What this task involves: Leaving out the pictures, please retype each record exactly.

[Data for the task start]

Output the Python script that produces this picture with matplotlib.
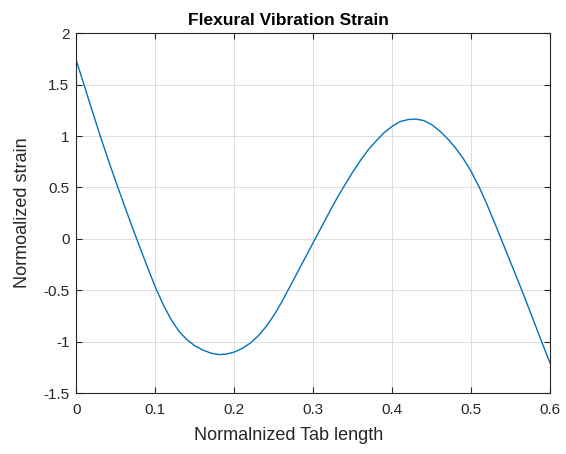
import matplotlib
matplotlib.use('Agg')
import matplotlib.pyplot as plt

# values (every 0.01 of tab length)
tab_length = [i / 100 for i in range(61)]
strain = [1.73, 1.49, 1.245, 1.005, 0.775, 0.555, 0.34, 0.13, -0.075, -0.275,
          -0.47, -0.64, -0.785, -0.90, -0.98, -1.04, -1.08, -1.11, -1.125, -1.12,
          -1.10, -1.065, -1.015, -0.945, -0.855, -0.745, -0.615, -0.47, -0.325, -0.18,
          -0.035, 0.11, 0.255, 0.395, 0.525, 0.65, 0.765, 0.87, 0.955, 1.035,
          1.095, 1.14, 1.16, 1.165, 1.15, 1.11, 1.05, 0.975, 0.885, 0.78,
          0.655, 0.505, 0.335, 0.15, -0.04, -0.23, -0.42, -0.615, -0.815, -1.015,
          -1.21]
xticks = [0, 0.1, 0.2, 0.3, 0.4, 0.5, 0.6]
yticks = [-1.5, -1, -0.5, 0, 0.5, 1, 1.5, 2]

plt.rcParams['font.family'] = ['Liberation Sans', 'DejaVu Sans']
plt.rcParams['axes.unicode_minus'] = False

fig = plt.figure(figsize=(5.66, 4.54), dpi=100)
ax = fig.add_axes([0.135, 0.134, 0.837, 0.793])

ax.plot(tab_length, strain, color='#0072BD', linewidth=1.0)

ax.set_xlim(0, 0.6)
ax.set_ylim(-1.5, 2)
ax.set_xticks(xticks)
ax.set_yticks(yticks)
ax.set_xticklabels(['%g' % t for t in xticks])
ax.set_yticklabels(['%g' % t for t in yticks])

ax.grid(True, color='#dcdcdc', linewidth=0.7)
ax.set_axisbelow(True)
for s in ax.spines.values():
    s.set_color('#262626')
    s.set_linewidth(0.8)
ax.tick_params(direction='in', top=True, right=True, length=4, width=0.8,
               colors='#262626', labelsize=11)
ax.tick_params(axis='x', pad=7)
ax.tick_params(axis='y', pad=5)

# title and x label sit a bit left of the axes centre in the reference
ax.set_title('Flexural Vibration Strain', fontsize=12.5, fontweight='bold', pad=6, x=0.447)
ax.set_xlabel('Normalnized Tab length', fontsize=13, color='#262626', labelpad=7)
ax.xaxis.label.set_x(0.447)
ax.set_ylabel('Normoalized strain', fontsize=13, color='#262626', labelpad=9)

fig.savefig('out.png', dpi=100)
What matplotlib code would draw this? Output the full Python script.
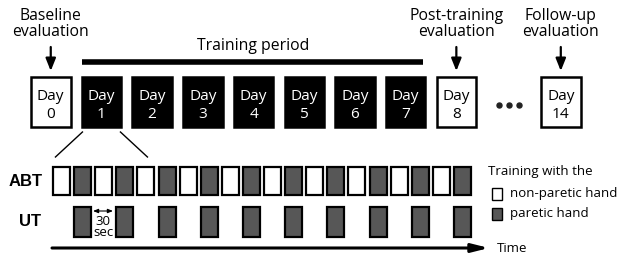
import matplotlib
matplotlib.use("Agg")
import matplotlib.pyplot as plt
from matplotlib.patches import Rectangle

plt.rcParams['font.family'] = ['Open Sans', 'DejaVu Sans']

# ---- data ----
day_labels = ["0", "1", "2", "3", "4", "5", "6", "7", "8", "14"]
day_slots = [0, 1, 2, 3, 4, 5, 6, 7, 8, 10.06]
day_is_training = [False, True, True, True, True, True, True, True, False, False]
eval_texts = ["Baseline\nevaluation", "Post-training\nevaluation", "Follow-up\nevaluation"]
eval_days = ["0", "8", "14"]
abt_hands = ["non-paretic", "paretic"] * 10          # 20 blocks, alternating
ut_hands = [None, "paretic"] * 10                    # rest / paretic
hand_colors = {"non-paretic": "white", "paretic": "#575757"}
legend_title = "Training with the"
legend_items = ["non-paretic hand", "paretic hand"]

W, H = 618, 259
fig = plt.figure(figsize=(W / 100, H / 100), dpi=100)
ax = fig.add_axes([0, 0, 1, 1])
ax.set_xlim(0, W)
ax.set_ylim(H, 0)
ax.axis('off')

fs = 11.3

# ---- day boxes ----
x0, pitch, bw = 31, 50.7, 39.5
by0, by1 = 77, 127
centers = {}
for lab, slot, tr in zip(day_labels, day_slots, day_is_training):
    x = x0 + pitch * slot
    ax.add_patch(Rectangle((x, by0), bw, by1 - by0, facecolor='black' if tr else 'white',
                           edgecolor='black', lw=1.8))
    c = 'white' if tr else 'black'
    cx = x + bw / 2
    centers[lab] = cx
    ax.text(cx, 100, "Day", ha='center', va='baseline', fontsize=11.1, color=c)
    ax.text(cx, 118, lab, ha='center', va='baseline', fontsize=11.1, color=c)

# dots between day 8 and day 14
mid = (centers["8"] + centers["14"]) / 2
ax.plot([mid - 10, mid, mid + 10], [105, 105, 105], 'o', ms=3.6, color='#222222')

# training period bar
ax.plot([centers["1"] - bw / 2, centers["7"] + bw / 2 - 2], [62, 62], color='black', lw=4,
        solid_capstyle='butt')
ax.text((centers["1"] + centers["7"]) / 2, 50, "Training period", ha='center', va='baseline', fontsize=fs)

# evaluation labels + arrows
for t, d in zip(eval_texts, eval_days):
    cx = centers[d]
    ax.text(cx, 24, t, ha='center', va='center', fontsize=fs, linespacing=1.05)
    ax.annotate("", xy=(cx, 71), xytext=(cx, 47),
                arrowprops=dict(arrowstyle='-|>,head_width=0.3,head_length=0.75',
                                color='black', lw=1.6, shrinkA=0, shrinkB=0))

# zoom lines from day 1
d1 = centers["1"]
ax.plot([d1 - 19, d1 - 46], [132, 157], color='black', lw=1)
ax.plot([d1 + 19, d1 + 46], [132, 157], color='black', lw=1)

# ---- ABT / UT rows ----
sx0, spitch, sw = 53, 21.1, 17
ay0, ay1 = 167, 195
uy0, uy1 = 207, 237
for i, h in enumerate(abt_hands):
    ax.add_patch(Rectangle((sx0 + i * spitch, ay0), sw, ay1 - ay0, facecolor=hand_colors[h],
                           edgecolor='black', lw=1.6))
for i, h in enumerate(ut_hands):
    if h is None:
        continue
    ax.add_patch(Rectangle((sx0 + i * spitch, uy0), sw, uy1 - uy0, facecolor=hand_colors[h],
                           edgecolor='black', lw=1.6))

ax.text(25.5, 182, "ABT", ha='center', va='center', fontsize=12, fontweight='bold',
        family=['Liberation Sans', 'DejaVu Sans'])
ax.text(30.5, 222, "UT", ha='center', va='center', fontsize=12, fontweight='bold',
        family=['Liberation Sans', 'DejaVu Sans'])

# 30 sec annotation
ax.annotate("", xy=(93, 211), xytext=(113, 211),
            arrowprops=dict(arrowstyle='<|-|>,head_width=0.12,head_length=0.3', color='black',
                            lw=0.8, shrinkA=0, shrinkB=0))
ax.text(103, 227, "30\nsec", ha='center', va='center', fontsize=9.5, linespacing=0.75)

# time arrow
ax.annotate("", xy=(489, 248), xytext=(52, 248),
            arrowprops=dict(arrowstyle='-|>,head_width=0.25,head_length=1.0', color='black',
                            lw=2.2, shrinkA=0, shrinkB=0))
ax.text(497, 249, "Time", ha='left', va='center', fontsize=9.5)

# legend
ax.text(488, 172, legend_title, ha='left', va='center', fontsize=9.5)
ax.add_patch(Rectangle((492, 188), 10, 12, facecolor='white', edgecolor='black', lw=1.0))
ax.add_patch(Rectangle((492, 208), 10, 12, facecolor=hand_colors["paretic"], edgecolor='black', lw=1.0))
ax.text(510, 194, legend_items[0], ha='left', va='center', fontsize=9.5)
ax.text(510, 214, legend_items[1], ha='left', va='center', fontsize=9.5)

fig.savefig("out.png", dpi=100)
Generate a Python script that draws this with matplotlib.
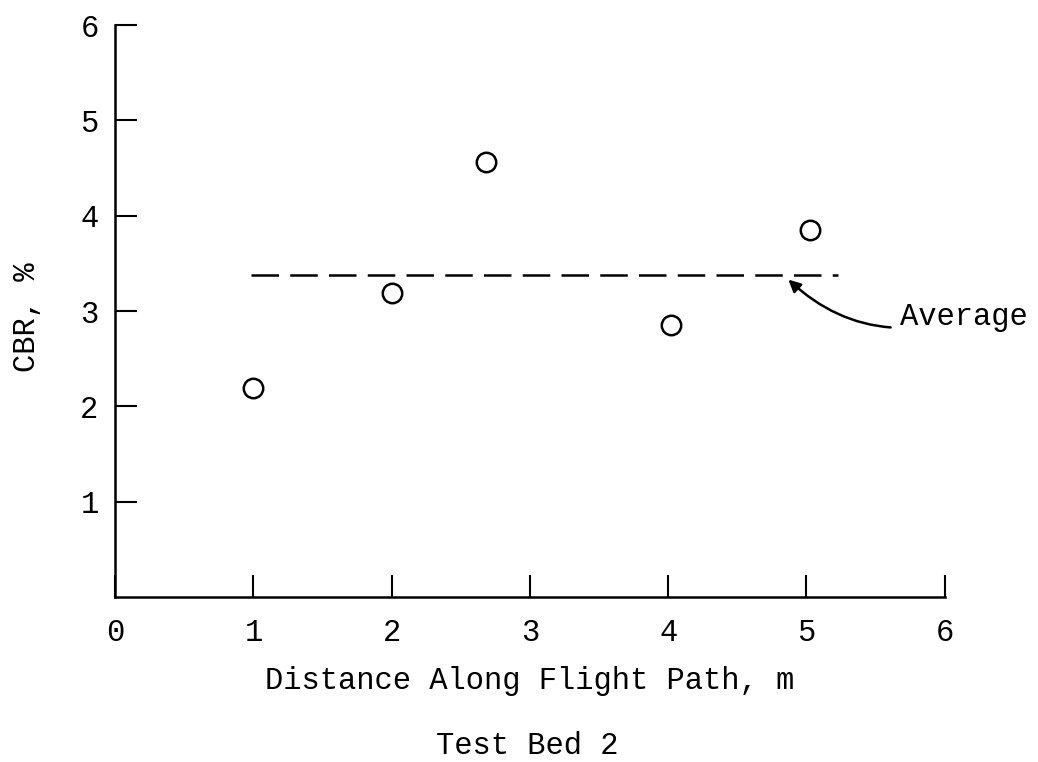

[Data for the task end]

Response for this exercise:
Output the Python script that produces this picture with matplotlib.
import matplotlib
matplotlib.use('Agg')
import matplotlib.pyplot as plt

# values (every 0.01 of tab length)
tab_length = [i / 100 for i in range(61)]
strain = [1.73, 1.49, 1.245, 1.005, 0.775, 0.555, 0.34, 0.13, -0.075, -0.275,
          -0.47, -0.64, -0.785, -0.90, -0.98, -1.04, -1.08, -1.11, -1.125, -1.12,
          -1.10, -1.065, -1.015, -0.945, -0.855, -0.745, -0.615, -0.47, -0.325, -0.18,
          -0.035, 0.11, 0.255, 0.395, 0.525, 0.65, 0.765, 0.87, 0.955, 1.035,
          1.095, 1.14, 1.16, 1.165, 1.15, 1.11, 1.05, 0.975, 0.885, 0.78,
          0.655, 0.505, 0.335, 0.15, -0.04, -0.23, -0.42, -0.615, -0.815, -1.015,
          -1.21]
xticks = [0, 0.1, 0.2, 0.3, 0.4, 0.5, 0.6]
yticks = [-1.5, -1, -0.5, 0, 0.5, 1, 1.5, 2]

plt.rcParams['font.family'] = ['Liberation Sans', 'DejaVu Sans']
plt.rcParams['axes.unicode_minus'] = False

fig = plt.figure(figsize=(5.66, 4.54), dpi=100)
ax = fig.add_axes([0.135, 0.134, 0.837, 0.793])

ax.plot(tab_length, strain, color='#0072BD', linewidth=1.0)

ax.set_xlim(0, 0.6)
ax.set_ylim(-1.5, 2)
ax.set_xticks(xticks)
ax.set_yticks(yticks)
ax.set_xticklabels(['%g' % t for t in xticks])
ax.set_yticklabels(['%g' % t for t in yticks])

ax.grid(True, color='#dcdcdc', linewidth=0.7)
ax.set_axisbelow(True)
for s in ax.spines.values():
    s.set_color('#262626')
    s.set_linewidth(0.8)
ax.tick_params(direction='in', top=True, right=True, length=4, width=0.8,
               colors='#262626', labelsize=11)
ax.tick_params(axis='x', pad=7)
ax.tick_params(axis='y', pad=5)

# title and x label sit a bit left of the axes centre in the reference
ax.set_title('Flexural Vibration Strain', fontsize=12.5, fontweight='bold', pad=6, x=0.447)
ax.set_xlabel('Normalnized Tab length', fontsize=13, color='#262626', labelpad=7)
ax.xaxis.label.set_x(0.447)
ax.set_ylabel('Normoalized strain', fontsize=13, color='#262626', labelpad=9)

fig.savefig('out.png', dpi=100)
What matplotlib code would draw this? Output the full Python script.
import matplotlib
matplotlib.use("Agg")
import matplotlib.pyplot as plt
from matplotlib.patches import Rectangle

plt.rcParams['font.family'] = ['Open Sans', 'DejaVu Sans']

# ---- data ----
day_labels = ["0", "1", "2", "3", "4", "5", "6", "7", "8", "14"]
day_slots = [0, 1, 2, 3, 4, 5, 6, 7, 8, 10.06]
day_is_training = [False, True, True, True, True, True, True, True, False, False]
eval_texts = ["Baseline\nevaluation", "Post-training\nevaluation", "Follow-up\nevaluation"]
eval_days = ["0", "8", "14"]
abt_hands = ["non-paretic", "paretic"] * 10          # 20 blocks, alternating
ut_hands = [None, "paretic"] * 10                    # rest / paretic
hand_colors = {"non-paretic": "white", "paretic": "#575757"}
legend_title = "Training with the"
legend_items = ["non-paretic hand", "paretic hand"]

W, H = 618, 259
fig = plt.figure(figsize=(W / 100, H / 100), dpi=100)
ax = fig.add_axes([0, 0, 1, 1])
ax.set_xlim(0, W)
ax.set_ylim(H, 0)
ax.axis('off')

fs = 11.3

# ---- day boxes ----
x0, pitch, bw = 31, 50.7, 39.5
by0, by1 = 77, 127
centers = {}
for lab, slot, tr in zip(day_labels, day_slots, day_is_training):
    x = x0 + pitch * slot
    ax.add_patch(Rectangle((x, by0), bw, by1 - by0, facecolor='black' if tr else 'white',
                           edgecolor='black', lw=1.8))
    c = 'white' if tr else 'black'
    cx = x + bw / 2
    centers[lab] = cx
    ax.text(cx, 100, "Day", ha='center', va='baseline', fontsize=11.1, color=c)
    ax.text(cx, 118, lab, ha='center', va='baseline', fontsize=11.1, color=c)

# dots between day 8 and day 14
mid = (centers["8"] + centers["14"]) / 2
ax.plot([mid - 10, mid, mid + 10], [105, 105, 105], 'o', ms=3.6, color='#222222')

# training period bar
ax.plot([centers["1"] - bw / 2, centers["7"] + bw / 2 - 2], [62, 62], color='black', lw=4,
        solid_capstyle='butt')
ax.text((centers["1"] + centers["7"]) / 2, 50, "Training period", ha='center', va='baseline', fontsize=fs)

# evaluation labels + arrows
for t, d in zip(eval_texts, eval_days):
    cx = centers[d]
    ax.text(cx, 24, t, ha='center', va='center', fontsize=fs, linespacing=1.05)
    ax.annotate("", xy=(cx, 71), xytext=(cx, 47),
                arrowprops=dict(arrowstyle='-|>,head_width=0.3,head_length=0.75',
                                color='black', lw=1.6, shrinkA=0, shrinkB=0))

# zoom lines from day 1
d1 = centers["1"]
ax.plot([d1 - 19, d1 - 46], [132, 157], color='black', lw=1)
ax.plot([d1 + 19, d1 + 46], [132, 157], color='black', lw=1)

# ---- ABT / UT rows ----
sx0, spitch, sw = 53, 21.1, 17
ay0, ay1 = 167, 195
uy0, uy1 = 207, 237
for i, h in enumerate(abt_hands):
    ax.add_patch(Rectangle((sx0 + i * spitch, ay0), sw, ay1 - ay0, facecolor=hand_colors[h],
                           edgecolor='black', lw=1.6))
for i, h in enumerate(ut_hands):
    if h is None:
        continue
    ax.add_patch(Rectangle((sx0 + i * spitch, uy0), sw, uy1 - uy0, facecolor=hand_colors[h],
                           edgecolor='black', lw=1.6))

ax.text(25.5, 182, "ABT", ha='center', va='center', fontsize=12, fontweight='bold',
        family=['Liberation Sans', 'DejaVu Sans'])
ax.text(30.5, 222, "UT", ha='center', va='center', fontsize=12, fontweight='bold',
        family=['Liberation Sans', 'DejaVu Sans'])

# 30 sec annotation
ax.annotate("", xy=(93, 211), xytext=(113, 211),
            arrowprops=dict(arrowstyle='<|-|>,head_width=0.12,head_length=0.3', color='black',
                            lw=0.8, shrinkA=0, shrinkB=0))
ax.text(103, 227, "30\nsec", ha='center', va='center', fontsize=9.5, linespacing=0.75)

# time arrow
ax.annotate("", xy=(489, 248), xytext=(52, 248),
            arrowprops=dict(arrowstyle='-|>,head_width=0.25,head_length=1.0', color='black',
                            lw=2.2, shrinkA=0, shrinkB=0))
ax.text(497, 249, "Time", ha='left', va='center', fontsize=9.5)

# legend
ax.text(488, 172, legend_title, ha='left', va='center', fontsize=9.5)
ax.add_patch(Rectangle((492, 188), 10, 12, facecolor='white', edgecolor='black', lw=1.0))
ax.add_patch(Rectangle((492, 208), 10, 12, facecolor=hand_colors["paretic"], edgecolor='black', lw=1.0))
ax.text(510, 194, legend_items[0], ha='left', va='center', fontsize=9.5)
ax.text(510, 214, legend_items[1], ha='left', va='center', fontsize=9.5)

fig.savefig("out.png", dpi=100)
Generate a Python script that draws this with matplotlib.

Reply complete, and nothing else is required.